READ MORE: Women need to be more visible in the mortgage industry, urges broker

Smaller landlords exit the market

Serious investors are still buying and growing their portfolios, according to mortgage adviser Michelle Lawson (pictured second from right), director of Lawson Financial, but smaller landlords are the ones that are exiting the market due to all the constraints being placed on them. “This is all a simple balance of supply and demand so, due to less supply, there will be increased demand and rents will increase further as landlords have to offset some of the burdensome costs,” Lawson commented. “With upcoming changes to the EPC regulations and renters rights, this will just exacerbate this situation further. First-time buyers aren’t snapping up properties although there are lots of buying options available to them spanning all kinds of genres and situations. I have a lot of confidence in the buy-to-let market as there will always be a place for it but just for not so many. Landlords are looking at different ways of investing and diversifying now so it will be interesting over the coming years to see how things evolve.”

Mortgage broker Hannie Mason (pictured right), director of Mortgages with Hannie, is a buy-to-let investor herself, and shares that her business oversees lots of BTL cases. She believes the market is definitely shifting. “I don’t think this is a sign of collapse, more a reset after years of intense pressure,” Mason said. “While the short-term rental growth forecast has dipped, landlords who take a long term view still have plenty of reason to feel confident. Demand has definitely cooled slightly, but structural undersupply, ongoing affordability issues for first time buyers, and regulatory changes will continue to support rental demand over the medium term.

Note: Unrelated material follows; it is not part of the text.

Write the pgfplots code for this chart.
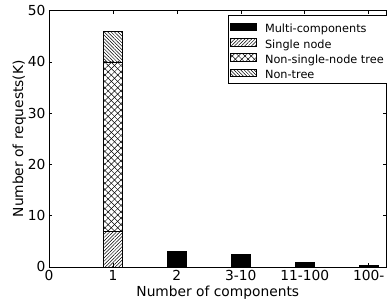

“For my BTL clients, this is a moment to take stock, not panic. I’m advising landlords to focus less on short-term rental increases and more on long term sustainability, things like energy efficiency, tenant retention, and cash flow planning. The days of relying solely on capital appreciation or aggressive rent hikes are behind us, so it’s about running a professional, well managed portfolio. Ultimately, confidence in BTL shouldn’t just come from market forecasts, it should come from having a clear strategy. For some, that might mean reviewing their existing portfolio and improving what they’ve got. For others, it could be an opportunity to purchase where yields still stack up and tenant demand remains strong. It’s not the market for opportunists, but for thoughtful, well advised investors, BTL can still be a smart long term play.” She added: “I am still building my portfolio, and I would never advise on anything I wouldn’t do myself.”